Any remotely plausible take on space travel will bring the readers into direct appreciation of the mind-boggling scales of time and space confronting the interstellar traveler.

Horror at the conflict with time, indeed.

Set aside the ray-guns and rocketships. Set aside the swords and the sorcery. There's a deeper, persistent, and fertile conflict behind all of these speculative "genre" tales.

A fundamental conflict between two competing and equally compelling principles.

First, this horror at the unknown which drives our fears. And not just fear. Animals can experience fear. Humans experience formless, undirected dread at the very idea of our own existence.

Second, our existential terror is tempered by our justified faith in the power of the mind to understand and the will to overcome these unknown terrors through science and technology.

If nature is intelligible – and it seems the natural order must be comprehensible in no small measure – then there are limits to the terrors of howling "outside" lurking just beyond the fringe of twilight.

The outside may be terrible and indifferent to our existence, but it need not be a nest of writing tentacle-monsters. That's a subtle difference which makes all the difference.

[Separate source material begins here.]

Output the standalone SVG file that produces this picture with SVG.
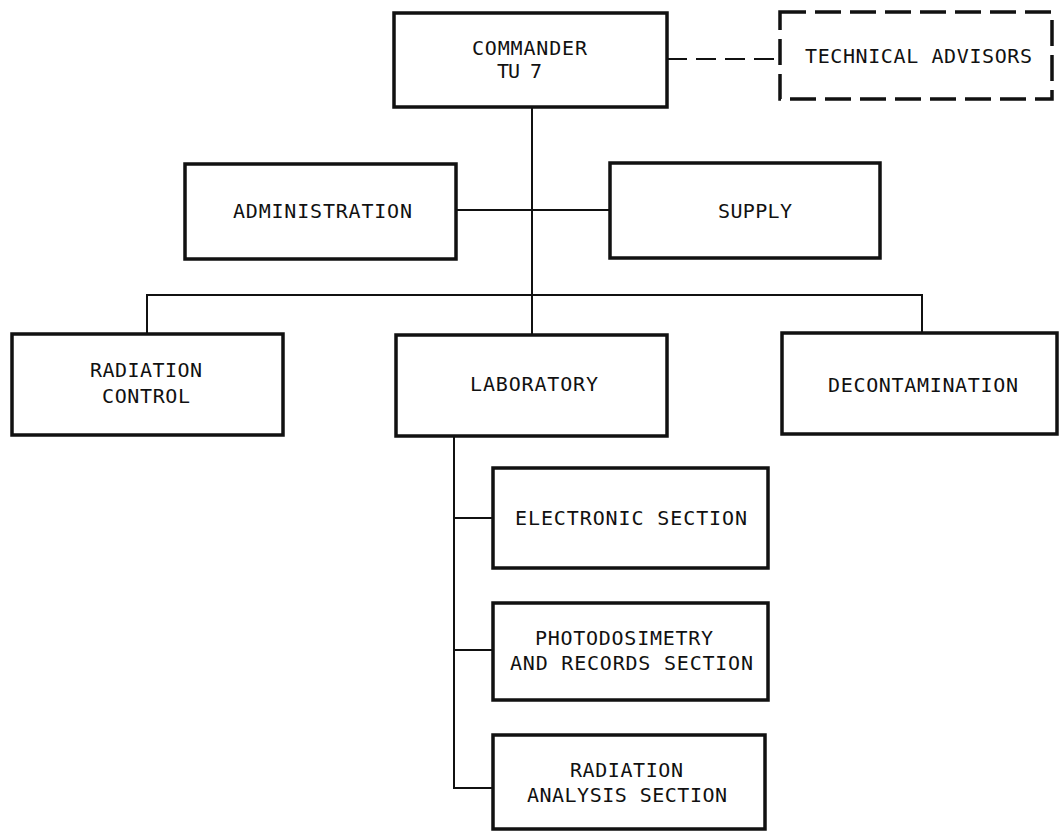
<svg xmlns="http://www.w3.org/2000/svg" width="1059" height="832" viewBox="0 0 1059 832">
<style>
.box{fill:#fff;stroke:#111;stroke-width:3.5}
.dbox{fill:#fff;stroke:#111;stroke-width:3.5;stroke-dasharray:26 9}
.ln{fill:none;stroke:#111;stroke-width:2}
.dln{fill:none;stroke:#111;stroke-width:2;stroke-dasharray:20 9}
text{font-family:"DejaVu Sans Mono","Liberation Mono",monospace;font-size:20px;fill:#111}
</style>
<rect width="1059" height="832" fill="#fff"/>
<g id="connectors">
<path class="ln" d="M532 107V335"/>
<path class="ln" d="M456 210H610"/>
<path class="ln" d="M147 334V295H922V333"/>
<path class="ln" d="M454 436V788H493M454 518H493M454 650H493"/>
<path class="dln" d="M667 59H780"/>
</g>
<g id="commander">
<rect class="box" x="394" y="13" width="273" height="94"/>
<text x="472" y="55" textLength="115" lengthAdjust="spacing">COMMANDER</text>
<text x="497" y="78" textLength="45" lengthAdjust="spacing">TU 7</text>
</g>
<g id="technical-advisors">
<rect class="dbox" x="780" y="12" width="272" height="87"/>
<text x="805" y="63" textLength="227" lengthAdjust="spacing">TECHNICAL ADVISORS</text>
</g>
<g id="administration">
<rect class="box" x="185" y="164" width="271" height="95"/>
<text x="233" y="218" textLength="179" lengthAdjust="spacing">ADMINISTRATION</text>
</g>
<g id="supply">
<rect class="box" x="610" y="163" width="270" height="95"/>
<text x="718" y="218" textLength="74" lengthAdjust="spacing">SUPPLY</text>
</g>
<g id="radiation-control">
<rect class="box" x="12" y="334" width="271" height="101"/>
<text x="90" y="377" textLength="112" lengthAdjust="spacing">RADIATION</text>
<text x="102" y="403" textLength="88" lengthAdjust="spacing">CONTROL</text>
</g>
<g id="laboratory">
<rect class="box" x="396" y="335" width="271" height="101"/>
<text x="470" y="391" textLength="128" lengthAdjust="spacing">LABORATORY</text>
</g>
<g id="decontamination">
<rect class="box" x="782" y="333" width="275" height="101"/>
<text x="828" y="392" textLength="190" lengthAdjust="spacing">DECONTAMINATION</text>
</g>
<g id="electronic-section">
<rect class="box" x="493" y="468" width="275" height="100"/>
<text x="515" y="525" textLength="232" lengthAdjust="spacing">ELECTRONIC SECTION</text>
</g>
<g id="photodosimetry-section">
<rect class="box" x="493" y="603" width="275" height="97"/>
<text x="535" y="645" textLength="178" lengthAdjust="spacing">PHOTODOSIMETRY</text>
<text x="510" y="670" textLength="243" lengthAdjust="spacing">AND RECORDS SECTION</text>
</g>
<g id="radiation-analysis-section">
<rect class="box" x="493" y="735" width="272" height="94"/>
<text x="570" y="777" textLength="113" lengthAdjust="spacing">RADIATION</text>
<text x="527" y="802" textLength="200" lengthAdjust="spacing">ANALYSIS SECTION</text>
</g>
</svg>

Hidden at the heart of science fiction is a conflict between the attitudes of optimistic certainty in scientific knowledge and pessimistic skepticism about what lies hidden in the infinite spaces opened up by those same scientific possibilities.

Dramatic explorations of either side can make for excellent SFF stories.

But I wonder what stories we might see from bringing these assumptions into the light and dramatizing that conflict.

Instead of defending realism and rejecting skepticism, or the other way around, what kinds of stories could we tell by bringing certainty and skepticism into direct conflict?